Peeling and flaking of drying material: In a crust, cracks may form. There are two types of cracks that form in drying mud: shrinkage cracks and peeling cracks. The shrinkage cracks form first and are a result of the mud contracting as it dries. These are the cracks responsible for segmenting the drying mud into polygonal sections. Peeling cracks form after the shrinkage cracks have formed and run parallel to the surface of the mud, which can cause the drying mud layer to peel and curl. These cracks are shown in Figure 1.
Equations for peel thickness and peel time were derived from the stress, strain, pressure and evaporation in the mud. The shrinkage cracks form as a result of stresses from clay particle consolidation as the water evaporates. The peeling cracks are driven by the relaxation of stresses in the peel, reducing the stored strain energy in the system as the cracks propagate.
Ice lens formation and growth: Ice lenses are bands of pure frozen water that form in freezing soil.

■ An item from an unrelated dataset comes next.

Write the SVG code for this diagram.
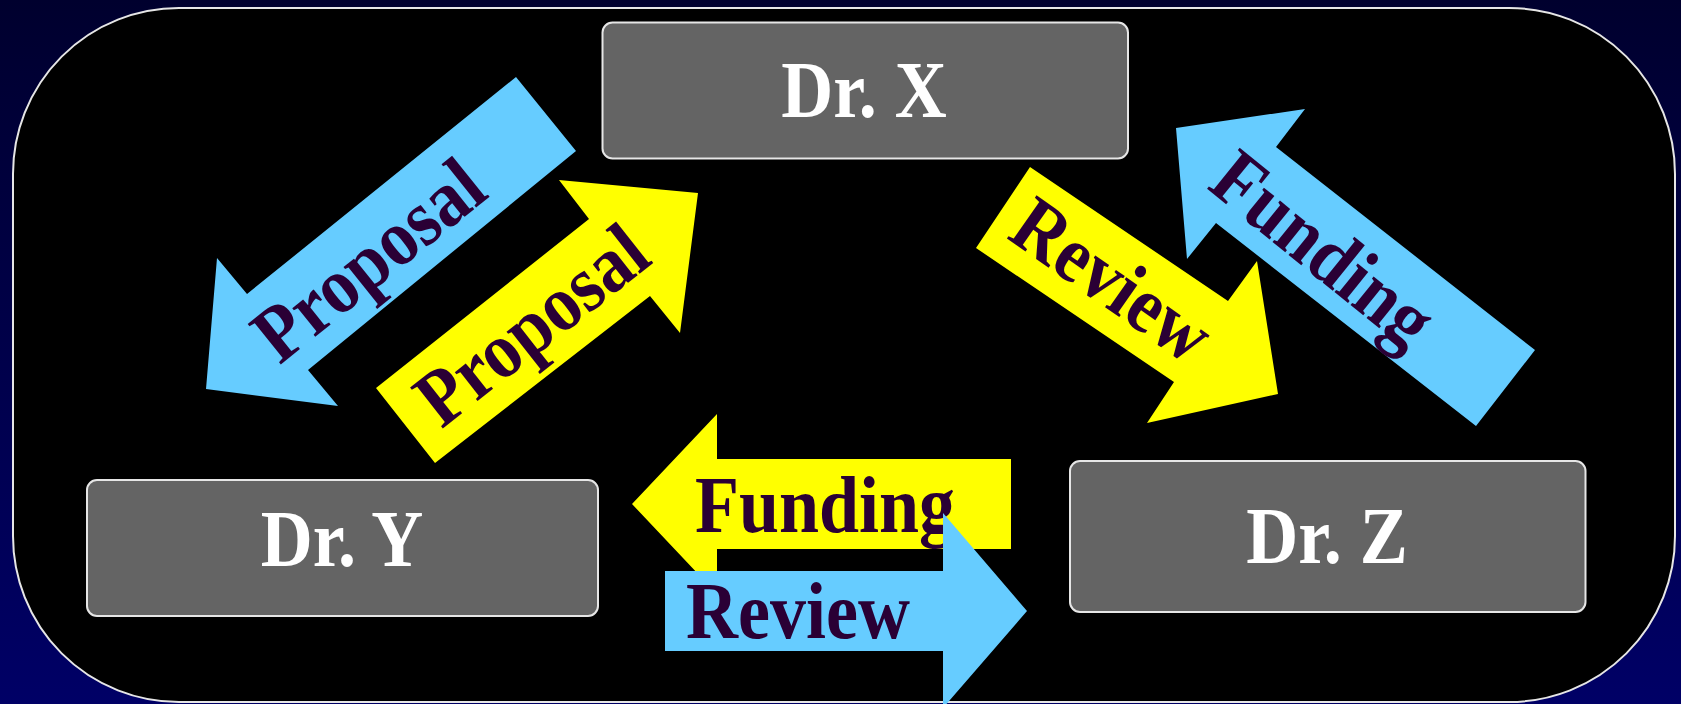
<svg xmlns="http://www.w3.org/2000/svg" width="1681" height="704" viewBox="0 0 1681 704">
<defs>
<linearGradient id="bg" x1="0" y1="0" x2="0" y2="1">
<stop offset="0" stop-color="#00002e"/>
<stop offset="1" stop-color="#000066"/>
</linearGradient>
<style>
.box{fill:#646464;stroke:#e6e6e6;stroke-width:2}
.name{font-family:"Liberation Serif","Times New Roman",serif;font-weight:bold;font-size:80px;fill:#ffffff;text-anchor:middle}
.lbl{font-family:"Liberation Serif","Times New Roman",serif;font-weight:bold;font-size:80px;fill:#2a0035}
.blue{fill:#66ccff}
.yellow{fill:#ffff00}
</style>
</defs>
<rect x="0" y="0" width="1681" height="704" fill="url(#bg)"/>
<rect x="13" y="8" width="1662" height="694" rx="166" ry="166" fill="#000000" stroke="#e6e6e6" stroke-width="2"/>

<g id="connectors">
<g id="proposal-x-to-y">
<polygon class="blue" points="516,77 576,151 308,370 338,406 206,389 217,258 247,294"/>
<text class="lbl" text-anchor="middle" transform="translate(370,262) rotate(-38.8) scale(0.9,1)" x="0" y="24">Proposal</text>
</g>
<g id="proposal-y-to-x">
<polygon class="yellow" points="376,388 589,219 559,180 698,193 680,333 650,296 435,463"/>
<text class="lbl" text-anchor="middle" transform="translate(533,327) rotate(-38.2) scale(0.9,1)" x="0" y="24">Proposal</text>
</g>
<g id="review-x-to-z">
<polygon class="yellow" points="1030,167 1228,301 1257,261 1278,394 1147,423 1174,382 976,248"/>
<text class="lbl" text-anchor="middle" transform="translate(1111,282) rotate(35) scale(0.9,1)" x="0" y="24">Review</text>
</g>
<g id="funding-z-to-x">
<polygon class="blue" points="1176,128 1305,109 1276,147 1535,350 1476,426 1216,223 1187,259"/>
<text class="lbl" text-anchor="middle" transform="translate(1322,251) rotate(39) scale(0.9,1)" x="0" y="24">Funding</text>
</g>
<g id="funding-z-to-y">
<polygon class="yellow" points="632,504 717,414 717,459 1011,459 1011,549 717,549 717,594"/>
<text class="lbl" transform="translate(695,532) scale(0.9,1)" x="0" y="0">Funding</text>
</g>
<g id="review-y-to-z">
<polygon class="blue" points="665,571 943,571 943,513 1027,611 943,708 943,651 665,651"/>
<text class="lbl" transform="translate(686,638) scale(0.9,1)" x="0" y="0">Review</text>
</g>
</g>

<g id="dr-x">
<rect class="box" x="602.5" y="22.5" width="525.5" height="136" rx="10"/>
<text class="name" transform="translate(864,117) scale(0.9,1)" x="0" y="0">Dr. X</text>
</g>
<g id="dr-y">
<rect class="box" x="87" y="480" width="511" height="136" rx="10"/>
<text class="name" transform="translate(342,566) scale(0.9,1)" x="0" y="0">Dr. Y</text>
</g>
<g id="dr-z">
<rect class="box" x="1070" y="461" width="515.5" height="151" rx="10"/>
<text class="name" transform="translate(1327,563) scale(0.9,1)" x="0" y="0">Dr. Z</text>
</g>
</svg>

They grow because water is sucked up from the unfrozen soil below to the freezing front. The water then freezes, causing it to exert pressure on the surrounding soil. As the pressure increases, it eventually reaches a critical pressure where the ice suddenly expands horizontally through the soil, creating a new ice lens.

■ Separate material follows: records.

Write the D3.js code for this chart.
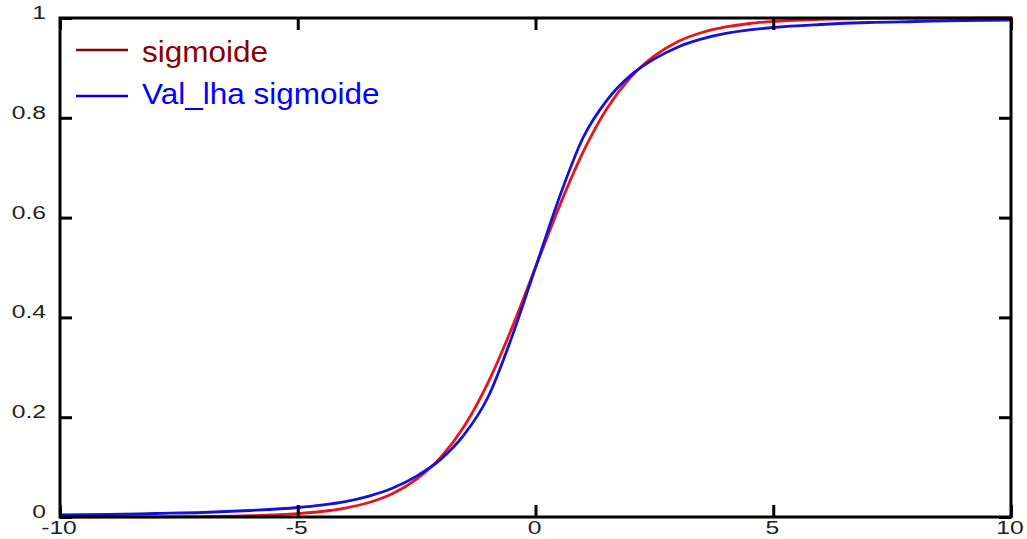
<!DOCTYPE html>
<html>
<head>
<meta charset="utf-8">
<script src="https://cdn.jsdelivr.net/npm/d3@7"></script>
<style>
  html, body { margin: 0; padding: 0; background: #fff; }
  svg { display: block; }
  text { font-family: "Liberation Sans", Arial, sans-serif; }
</style>
</head>
<body>
<svg id="chart" width="1027" height="539"></svg>
<script>
// Sample positions along the x axis
const xs = [-10, -9, -8, -7, -6, -5, -4.5, -4, -3.5, -3, -2.5, -2, -1.5, -1, -0.5,
            0, 0.5, 1, 1.5, 2, 2.5, 3, 3.5, 4, 4.5, 5, 6, 7, 8, 9, 10];

// Logistic sigmoid values
const sigmoide = [0.0000, 0.0001, 0.0003, 0.0009, 0.0025, 0.0067, 0.011, 0.018, 0.029, 0.047,
                  0.076, 0.119, 0.182, 0.269, 0.378, 0.5, 0.622, 0.731, 0.818, 0.881,
                  0.924, 0.953, 0.971, 0.982, 0.989, 0.993, 0.9975, 0.9991, 0.9997, 0.9999, 1.0];

// Approximation of the sigmoid
const valLhaSigmoide = [0.004, 0.005, 0.007, 0.009, 0.013, 0.019, 0.024, 0.031, 0.042, 0.058,
                        0.082, 0.115, 0.165, 0.24, 0.36, 0.5, 0.64, 0.76, 0.835, 0.885,
                        0.918, 0.942, 0.958, 0.969, 0.976, 0.981, 0.987, 0.991, 0.993, 0.995, 0.996];

const xTicks = [-10, -5, 0, 5, 10];
const yTicks = [0, 0.2, 0.4, 0.6, 0.8, 1];
const seriesNames = ["sigmoide", "Val_lha sigmoide"];

const svg = d3.select("#chart");
const plotLeft = 60, plotRight = 1011, plotTop = 18, plotBottom = 517;

const x = d3.scaleLinear().domain([-10, 10]).range([plotLeft, plotRight]);
const y = d3.scaleLinear().domain([0, 1]).range([plotBottom, plotTop]);

const series = [
  { name: seriesNames[0], values: sigmoide, stroke: "#e8141c", legendColor: "#8b0000" },
  { name: seriesNames[1], values: valLhaSigmoide, stroke: "#1212d8", legendColor: "#0000ff" }
];

const line = d3.line()
  .x(d => x(d[0]))
  .y(d => y(d[1]))
  .curve(d3.curveMonotoneX);

// Curves
series.forEach(s => {
  svg.append("path")
    .datum(xs.map((v, i) => [v, s.values[i]]))
    .attr("fill", "none")
    .attr("stroke", s.stroke)
    .attr("stroke-width", 2.8)
    .attr("stroke-linejoin", "round")
    .attr("d", line);
});

// Frame axes with inward ticks
const tickLen = 12;
const axisStyle = g => {
  g.select(".domain").remove();
  g.selectAll(".tick line").attr("stroke", "#000").attr("stroke-width", 3);
  g.selectAll("text").remove();
};
svg.append("g").attr("transform", `translate(0,${plotBottom})`)
  .call(d3.axisTop(x).tickValues(xTicks).tickSize(tickLen)).call(axisStyle);
svg.append("g").attr("transform", `translate(0,${plotTop})`)
  .call(d3.axisBottom(x).tickValues(xTicks).tickSize(tickLen)).call(axisStyle);
svg.append("g").attr("transform", `translate(${plotLeft},0)`)
  .call(d3.axisRight(y).tickValues(yTicks).tickSize(tickLen)).call(axisStyle);
svg.append("g").attr("transform", `translate(${plotRight},0)`)
  .call(d3.axisLeft(y).tickValues(yTicks).tickSize(tickLen)).call(axisStyle);

svg.append("rect")
  .attr("x", plotLeft).attr("y", plotTop)
  .attr("width", plotRight - plotLeft).attr("height", plotBottom - plotTop)
  .attr("fill", "none").attr("stroke", "#000").attr("stroke-width", 3);

// Tick labels (wide-set numerals)
const labelStretch = 1.3;
svg.append("g").selectAll("text").data(xTicks).join("text")
  .attr("transform", d => `translate(${x(d) - 1},534) scale(${labelStretch},1)`)
  .attr("text-anchor", "middle")
  .attr("font-size", 19)
  .attr("fill", "#222")
  .text(d => d);

svg.append("g").selectAll("text").data(yTicks).join("text")
  .attr("transform", d => `translate(46,${y(d) + 1}) scale(${labelStretch},1)`)
  .attr("text-anchor", "end")
  .attr("font-size", 19)
  .attr("fill", "#222")
  .text(d => d);

// Legend
const legend = svg.append("g");
const legendLineY = [50, 96];
const legendTextY = [62, 104];
series.forEach((s, i) => {
  legend.append("line")
    .attr("x1", 76).attr("x2", 128)
    .attr("y1", legendLineY[i]).attr("y2", legendLineY[i])
    .attr("stroke", s.legendColor).attr("stroke-width", 2.5);
  legend.append("text")
    .attr("transform", `translate(142,${legendTextY[i]}) scale(1.05,1)`)
    .attr("font-size", 30)
    .attr("fill", s.legendColor)
    .text(s.name);
});
</script>
</body>
</html>
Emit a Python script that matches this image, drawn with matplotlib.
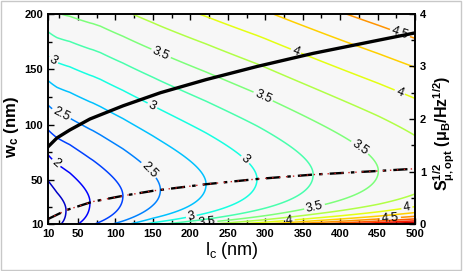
import numpy as np
import matplotlib
matplotlib.use("Agg")
import matplotlib.pyplot as plt
from matplotlib.patches import Rectangle
from matplotlib.colors import Normalize

plt.rcParams['font.family'] = ['Liberation Sans', 'DejaVu Sans']
plt.rcParams['mathtext.fontset'] = 'custom'
plt.rcParams['mathtext.rm'] = 'Liberation Sans'
plt.rcParams['mathtext.bf'] = 'Liberation Sans:bold'
plt.rcParams['mathtext.it'] = 'Liberation Sans:italic'

# optimum curve S_opt^1/2 vs l_c (right axis)
l_s = [10, 22, 39, 66, 110, 160, 221, 289, 364, 451, 500]
s_opt = [1.47, 1.64, 1.79, 2.0, 2.25, 2.5, 2.75, 3.0, 3.25, 3.5, 3.64]

# optimum w_c vs l_c (dash-dot line)
l_w = [10, 35, 70, 110, 150, 221, 289, 364, 451, 500]
w_opt = [14.5, 22.7, 30.3, 35.5, 40, 46, 50.7, 54.7, 58, 60]

# slope of the map above the optimum width, curvature below it (estimated)
l_b = [10, 80, 300, 500]
b_up = [0.0114, 0.0108, 0.0107, 0.0110]
l_k = [10, 50, 150, 300, 500]
k_lo = [0.06, 0.06, 0.12, 0.12, 0.13]

other_levels = [1.75, 2.25, 2.75, 3.25, 3.75, 4.25, 4.75, 5.0, 5.25, 5.5,
                5.75, 6.0, 6.5, 7.0]
label_levels = [2.0, 2.5, 3.0, 3.5, 4.0, 4.5]
label_pos = [(22, 66), (26, 107), (142, 57), (17, 158), (150, 118), (273, 68),
             (201, 18), (162, 166), (297, 125), (424, 77), (366, 25), (222, 12),
             (342, 168), (480, 130), (489, 25), (332, 13), (480, 183), (467, 15)]

lc = np.linspace(10, 500, 500)
wc = np.linspace(10, 200, 400)
L, W = np.meshgrid(lc, wc)
fmin = np.interp(np.sqrt(L), np.sqrt(l_s), s_opt)
wo = np.interp(np.sqrt(L), np.sqrt(l_w), w_opt)
ku = np.interp(L, l_b, b_up) * wo / fmin
kl = np.interp(L, l_k, k_lo)
x = W / wo
F = fmin * (1 + np.where(x > 1, ku, kl) * (x - 1) ** 2 / x)

fig = plt.figure(figsize=(4.63, 2.71), dpi=100)
ax = fig.add_axes([0.1037, 0.1734, 0.7927, 0.775])
ax.set_facecolor('#f7f7f7')

norm = Normalize(1.5, 5.5)
ax.contour(L, W, F, levels=other_levels, cmap='jet', norm=norm, linewidths=1.1)
cs = ax.contour(L, W, F, levels=label_levels, cmap='jet', norm=norm, linewidths=1.1)
ax.clabel(cs, manual=label_pos, inline=True, inline_spacing=2, fontsize=9,
          colors='k', fmt='%g')

ax.plot(l_w, w_opt, color='k', lw=1.7, dashes=(6, 3, 1.5, 3))
ax.plot(l_w, w_opt, color='#cc2020', lw=1.0, ls=(0, (1, 4)))

ax.set_xlim(10, 500)
ax.set_ylim(10, 200)
ax.set_xticks([10, 50, 100, 150, 200, 250, 300, 350, 400, 450, 500])
ax.set_xticks(np.arange(25, 500, 25), minor=True)
ax.set_yticks([10, 50, 100, 150, 200])
ax.set_yticks([25, 75, 125, 175], minor=True)
ax.tick_params(which='both', direction='in', top=True, right=False,
               labelsize=8, width=1)
ax.tick_params(which='major', length=4)
ax.tick_params(which='minor', length=3)
for t in ax.get_xticklabels() + ax.get_yticklabels():
    t.set_fontweight('bold')
ax.set_xlabel(r'l$_\mathregular{c}$ (nm)', fontsize=13, labelpad=1)
ax.set_ylabel(r'$\mathbf{w_c}$ (nm)', fontsize=12, fontweight='bold')
ax.yaxis.set_label_coords(-0.073, 0.46)

ax2 = ax.twinx()
ax2.plot(l_s, s_opt, color='k', lw=2.4)
ax2.set_ylim(0, 4)
ax2.set_yticks([0, 1, 2, 3, 4])
ax2.set_yticks([0.5, 1.5, 2.5, 3.5], minor=True)
ax2.tick_params(which='both', direction='in', labelsize=8, width=1)
ax2.tick_params(which='major', length=4)
ax2.tick_params(which='minor', length=3)
for t in ax2.get_yticklabels():
    t.set_fontweight('bold')
ax2.set_ylabel(r'$\mathbf{S}_{\mathbf{\mu,opt}}^{\mathbf{1/2}}\ \mathbf{(\mu_B/Hz^{1/2})}$',
               fontsize=11.5)
ax2.yaxis.set_label_coords(1.046, 0.43)
for a in (ax, ax2):
    for s in a.spines.values():
        s.set_linewidth(1.2)

fig.patches.append(Rectangle((0.002, 0.005), 0.994, 0.99, transform=fig.transFigure,
                             fill=False, ec='#c8c8c8', lw=1))

fig.savefig('out.png', dpi=100)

The model the OCCAM researchers derived for ice lens formation is simpler than existing models. It does not depend on empirical observations and is computationally tractable. To extend the usefulness of the new model, the ice lens growth rate was also examined. Existing models over predict the ice lens growth and frost heave rate, leading to unrealistic growth possibilities.
Results
Crust formation: The results showed several interesting insights. The particle concentration in the crust and in the ungelled suspension is constant except in a very thin boundary layer between the two. This significantly simplifies the system of equations and allowed the researchers to derive a simple model for the time that it takes for a suspension to fully gelate. It also allowed them to analyse the stress development in the material as a function of time and to determine the maximum tensile stress that can arise, which governs whether cracking can occur in the material during the drying process.
Peeling and flaking of drying material: Using the new model with typical parameter values, the resulting peel thickness estimates and times to peel were shown to be in line with existing experimental data and observations.
Ice lens formation and growth: The researchers have shown that the process by which water attaches to the existing ice lens determines the growth rate. Incorporating this into the model led to more realistic predictions of ice lens growth in various types of soils.
The Future
The work done is not only applicable to mud drying and ice lens formation, but lends itself readily to several other areas including applications in food and materials sciences.
Frost heave in compressible soils remains an active area of the project. This model gives macro-scale predictions of the rate of frost heave, and in the future will lead to a model describing the growth of individual ice lenses in soil.